# AIM
Repeat the material verbatim and drop the pictures.
━━━━━━━━
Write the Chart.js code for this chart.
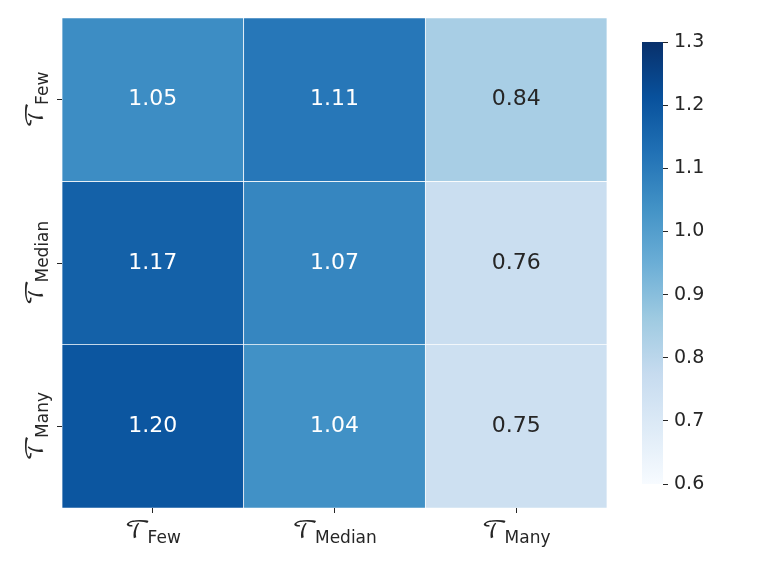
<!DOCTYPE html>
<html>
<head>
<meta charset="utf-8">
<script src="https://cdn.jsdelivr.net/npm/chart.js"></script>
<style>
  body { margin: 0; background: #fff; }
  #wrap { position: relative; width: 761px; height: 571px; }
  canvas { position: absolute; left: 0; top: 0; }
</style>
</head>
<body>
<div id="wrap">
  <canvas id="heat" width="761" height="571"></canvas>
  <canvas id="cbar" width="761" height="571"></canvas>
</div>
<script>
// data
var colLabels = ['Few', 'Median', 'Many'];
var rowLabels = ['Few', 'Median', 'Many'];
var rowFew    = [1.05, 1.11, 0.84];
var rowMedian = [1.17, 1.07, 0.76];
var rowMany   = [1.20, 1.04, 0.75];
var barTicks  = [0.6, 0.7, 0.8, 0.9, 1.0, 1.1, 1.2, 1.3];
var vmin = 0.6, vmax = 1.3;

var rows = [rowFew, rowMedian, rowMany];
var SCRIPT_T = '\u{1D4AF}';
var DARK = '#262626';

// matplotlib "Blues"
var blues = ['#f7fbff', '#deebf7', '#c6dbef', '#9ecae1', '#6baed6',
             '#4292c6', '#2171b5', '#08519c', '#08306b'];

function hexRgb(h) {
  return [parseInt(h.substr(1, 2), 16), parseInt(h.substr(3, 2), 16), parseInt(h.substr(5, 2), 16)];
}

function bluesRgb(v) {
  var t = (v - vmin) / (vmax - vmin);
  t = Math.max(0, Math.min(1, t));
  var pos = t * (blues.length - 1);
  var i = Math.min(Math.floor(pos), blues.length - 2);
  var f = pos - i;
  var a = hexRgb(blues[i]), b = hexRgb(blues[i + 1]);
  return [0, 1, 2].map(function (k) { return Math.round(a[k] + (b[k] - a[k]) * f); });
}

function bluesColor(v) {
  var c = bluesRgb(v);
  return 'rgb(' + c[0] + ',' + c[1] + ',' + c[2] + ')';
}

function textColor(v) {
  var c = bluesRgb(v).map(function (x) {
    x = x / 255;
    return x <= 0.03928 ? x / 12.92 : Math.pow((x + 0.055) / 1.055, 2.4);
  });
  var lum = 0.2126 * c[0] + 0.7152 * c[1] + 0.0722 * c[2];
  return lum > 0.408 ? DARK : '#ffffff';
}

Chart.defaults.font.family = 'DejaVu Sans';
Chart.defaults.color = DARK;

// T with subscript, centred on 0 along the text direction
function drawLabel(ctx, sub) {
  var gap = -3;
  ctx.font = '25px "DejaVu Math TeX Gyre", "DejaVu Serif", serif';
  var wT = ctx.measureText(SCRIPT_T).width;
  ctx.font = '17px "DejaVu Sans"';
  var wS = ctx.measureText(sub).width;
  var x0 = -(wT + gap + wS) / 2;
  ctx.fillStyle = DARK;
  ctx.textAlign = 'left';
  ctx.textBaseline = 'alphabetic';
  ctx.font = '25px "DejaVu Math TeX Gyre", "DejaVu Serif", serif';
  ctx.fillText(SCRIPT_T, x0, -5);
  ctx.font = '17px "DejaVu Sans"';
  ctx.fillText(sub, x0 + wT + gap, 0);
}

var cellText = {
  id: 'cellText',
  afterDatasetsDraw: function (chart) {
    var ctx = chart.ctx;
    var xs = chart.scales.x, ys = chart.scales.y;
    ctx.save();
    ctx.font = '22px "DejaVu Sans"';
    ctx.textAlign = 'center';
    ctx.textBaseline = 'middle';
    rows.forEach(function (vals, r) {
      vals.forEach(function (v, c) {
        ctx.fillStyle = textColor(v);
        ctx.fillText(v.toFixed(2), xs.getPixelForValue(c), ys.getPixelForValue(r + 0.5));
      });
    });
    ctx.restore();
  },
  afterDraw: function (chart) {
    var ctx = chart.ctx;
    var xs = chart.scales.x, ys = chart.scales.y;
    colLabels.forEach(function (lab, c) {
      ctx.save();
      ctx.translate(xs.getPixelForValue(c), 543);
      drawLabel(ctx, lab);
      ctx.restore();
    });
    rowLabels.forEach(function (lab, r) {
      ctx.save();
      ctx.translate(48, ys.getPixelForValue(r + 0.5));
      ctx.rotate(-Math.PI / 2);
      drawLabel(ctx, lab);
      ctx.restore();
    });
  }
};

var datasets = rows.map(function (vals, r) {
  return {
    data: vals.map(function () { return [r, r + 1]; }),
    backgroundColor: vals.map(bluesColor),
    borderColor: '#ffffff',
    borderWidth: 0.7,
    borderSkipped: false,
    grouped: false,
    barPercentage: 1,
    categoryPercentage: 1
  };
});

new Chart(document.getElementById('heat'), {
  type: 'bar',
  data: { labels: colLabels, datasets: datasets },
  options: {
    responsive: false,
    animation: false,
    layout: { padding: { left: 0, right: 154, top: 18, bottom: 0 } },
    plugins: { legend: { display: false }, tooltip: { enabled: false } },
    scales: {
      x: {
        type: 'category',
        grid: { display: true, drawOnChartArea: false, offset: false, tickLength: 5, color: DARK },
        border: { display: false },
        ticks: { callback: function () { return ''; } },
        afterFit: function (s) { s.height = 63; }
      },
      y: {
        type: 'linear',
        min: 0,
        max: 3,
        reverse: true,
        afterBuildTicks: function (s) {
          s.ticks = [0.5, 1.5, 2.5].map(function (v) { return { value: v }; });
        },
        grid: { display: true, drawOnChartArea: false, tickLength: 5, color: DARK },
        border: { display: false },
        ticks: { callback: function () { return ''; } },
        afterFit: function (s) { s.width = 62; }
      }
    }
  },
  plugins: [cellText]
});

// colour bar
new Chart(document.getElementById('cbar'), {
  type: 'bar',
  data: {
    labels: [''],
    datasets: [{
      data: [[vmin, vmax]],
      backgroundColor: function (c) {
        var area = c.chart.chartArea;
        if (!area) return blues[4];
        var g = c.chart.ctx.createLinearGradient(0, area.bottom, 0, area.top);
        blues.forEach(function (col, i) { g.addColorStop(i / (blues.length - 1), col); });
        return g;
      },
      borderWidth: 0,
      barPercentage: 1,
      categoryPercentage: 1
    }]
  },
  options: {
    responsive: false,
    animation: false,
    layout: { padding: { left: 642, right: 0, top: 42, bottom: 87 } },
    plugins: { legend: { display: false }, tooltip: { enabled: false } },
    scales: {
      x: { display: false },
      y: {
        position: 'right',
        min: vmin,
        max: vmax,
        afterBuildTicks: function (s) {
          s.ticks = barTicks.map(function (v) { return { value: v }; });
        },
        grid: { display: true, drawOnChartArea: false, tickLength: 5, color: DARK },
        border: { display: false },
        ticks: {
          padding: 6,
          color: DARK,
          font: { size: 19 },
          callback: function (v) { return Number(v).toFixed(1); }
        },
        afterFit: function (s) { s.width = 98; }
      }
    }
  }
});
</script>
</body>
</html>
━━━━━━━━
# FINAL RESULT
Write the Chart.js code for this chart.
<!DOCTYPE html>
<html>
<head>
<meta charset="utf-8">
<script src="https://cdn.jsdelivr.net/npm/chart.js"></script>
<style>
  body { margin: 0; background: #fff; }
  #wrap { position: relative; width: 761px; height: 571px; }
  canvas { position: absolute; left: 0; top: 0; }
</style>
</head>
<body>
<div id="wrap">
  <canvas id="heat" width="761" height="571"></canvas>
  <canvas id="cbar" width="761" height="571"></canvas>
</div>
<script>
// data
var colLabels = ['Few', 'Median', 'Many'];
var rowLabels = ['Few', 'Median', 'Many'];
var rowFew    = [1.05, 1.11, 0.84];
var rowMedian = [1.17, 1.07, 0.76];
var rowMany   = [1.20, 1.04, 0.75];
var barTicks  = [0.6, 0.7, 0.8, 0.9, 1.0, 1.1, 1.2, 1.3];
var vmin = 0.6, vmax = 1.3;

var rows = [rowFew, rowMedian, rowMany];
var SCRIPT_T = '\u{1D4AF}';
var DARK = '#262626';

// matplotlib "Blues"
var blues = ['#f7fbff', '#deebf7', '#c6dbef', '#9ecae1', '#6baed6',
             '#4292c6', '#2171b5', '#08519c', '#08306b'];

function hexRgb(h) {
  return [parseInt(h.substr(1, 2), 16), parseInt(h.substr(3, 2), 16), parseInt(h.substr(5, 2), 16)];
}

function bluesRgb(v) {
  var t = (v - vmin) / (vmax - vmin);
  t = Math.max(0, Math.min(1, t));
  var pos = t * (blues.length - 1);
  var i = Math.min(Math.floor(pos), blues.length - 2);
  var f = pos - i;
  var a = hexRgb(blues[i]), b = hexRgb(blues[i + 1]);
  return [0, 1, 2].map(function (k) { return Math.round(a[k] + (b[k] - a[k]) * f); });
}

function bluesColor(v) {
  var c = bluesRgb(v);
  return 'rgb(' + c[0] + ',' + c[1] + ',' + c[2] + ')';
}

function textColor(v) {
  var c = bluesRgb(v).map(function (x) {
    x = x / 255;
    return x <= 0.03928 ? x / 12.92 : Math.pow((x + 0.055) / 1.055, 2.4);
  });
  var lum = 0.2126 * c[0] + 0.7152 * c[1] + 0.0722 * c[2];
  return lum > 0.408 ? DARK : '#ffffff';
}

Chart.defaults.font.family = 'DejaVu Sans';
Chart.defaults.color = DARK;

// T with subscript, centred on 0 along the text direction
function drawLabel(ctx, sub) {
  var gap = -3;
  ctx.font = '25px "DejaVu Math TeX Gyre", "DejaVu Serif", serif';
  var wT = ctx.measureText(SCRIPT_T).width;
  ctx.font = '17px "DejaVu Sans"';
  var wS = ctx.measureText(sub).width;
  var x0 = -(wT + gap + wS) / 2;
  ctx.fillStyle = DARK;
  ctx.textAlign = 'left';
  ctx.textBaseline = 'alphabetic';
  ctx.font = '25px "DejaVu Math TeX Gyre", "DejaVu Serif", serif';
  ctx.fillText(SCRIPT_T, x0, -5);
  ctx.font = '17px "DejaVu Sans"';
  ctx.fillText(sub, x0 + wT + gap, 0);
}

var cellText = {
  id: 'cellText',
  afterDatasetsDraw: function (chart) {
    var ctx = chart.ctx;
    var xs = chart.scales.x, ys = chart.scales.y;
    ctx.save();
    ctx.font = '22px "DejaVu Sans"';
    ctx.textAlign = 'center';
    ctx.textBaseline = 'middle';
    rows.forEach(function (vals, r) {
      vals.forEach(function (v, c) {
        ctx.fillStyle = textColor(v);
        ctx.fillText(v.toFixed(2), xs.getPixelForValue(c), ys.getPixelForValue(r + 0.5));
      });
    });
    ctx.restore();
  },
  afterDraw: function (chart) {
    var ctx = chart.ctx;
    var xs = chart.scales.x, ys = chart.scales.y;
    colLabels.forEach(function (lab, c) {
      ctx.save();
      ctx.translate(xs.getPixelForValue(c), 543);
      drawLabel(ctx, lab);
      ctx.restore();
    });
    rowLabels.forEach(function (lab, r) {
      ctx.save();
      ctx.translate(48, ys.getPixelForValue(r + 0.5));
      ctx.rotate(-Math.PI / 2);
      drawLabel(ctx, lab);
      ctx.restore();
    });
  }
};

var datasets = rows.map(function (vals, r) {
  return {
    data: vals.map(function () { return [r, r + 1]; }),
    backgroundColor: vals.map(bluesColor),
    borderColor: '#ffffff',
    borderWidth: 0.7,
    borderSkipped: false,
    grouped: false,
    barPercentage: 1,
    categoryPercentage: 1
  };
});

new Chart(document.getElementById('heat'), {
  type: 'bar',
  data: { labels: colLabels, datasets: datasets },
  options: {
    responsive: false,
    animation: false,
    layout: { padding: { left: 0, right: 154, top: 18, bottom: 0 } },
    plugins: { legend: { display: false }, tooltip: { enabled: false } },
    scales: {
      x: {
        type: 'category',
        grid: { display: true, drawOnChartArea: false, offset: false, tickLength: 5, color: DARK },
        border: { display: false },
        ticks: { callback: function () { return ''; } },
        afterFit: function (s) { s.height = 63; }
      },
      y: {
        type: 'linear',
        min: 0,
        max: 3,
        reverse: true,
        afterBuildTicks: function (s) {
          s.ticks = [0.5, 1.5, 2.5].map(function (v) { return { value: v }; });
        },
        grid: { display: true, drawOnChartArea: false, tickLength: 5, color: DARK },
        border: { display: false },
        ticks: { callback: function () { return ''; } },
        afterFit: function (s) { s.width = 62; }
      }
    }
  },
  plugins: [cellText]
});

// colour bar
new Chart(document.getElementById('cbar'), {
  type: 'bar',
  data: {
    labels: [''],
    datasets: [{
      data: [[vmin, vmax]],
      backgroundColor: function (c) {
        var area = c.chart.chartArea;
        if (!area) return blues[4];
        var g = c.chart.ctx.createLinearGradient(0, area.bottom, 0, area.top);
        blues.forEach(function (col, i) { g.addColorStop(i / (blues.length - 1), col); });
        return g;
      },
      borderWidth: 0,
      barPercentage: 1,
      categoryPercentage: 1
    }]
  },
  options: {
    responsive: false,
    animation: false,
    layout: { padding: { left: 642, right: 0, top: 42, bottom: 87 } },
    plugins: { legend: { display: false }, tooltip: { enabled: false } },
    scales: {
      x: { display: false },
      y: {
        position: 'right',
        min: vmin,
        max: vmax,
        afterBuildTicks: function (s) {
          s.ticks = barTicks.map(function (v) { return { value: v }; });
        },
        grid: { display: true, drawOnChartArea: false, tickLength: 5, color: DARK },
        border: { display: false },
        ticks: {
          padding: 6,
          color: DARK,
          font: { size: 19 },
          callback: function (v) { return Number(v).toFixed(1); }
        },
        afterFit: function (s) { s.width = 98; }
      }
    }
  }
});
</script>
</body>
</html>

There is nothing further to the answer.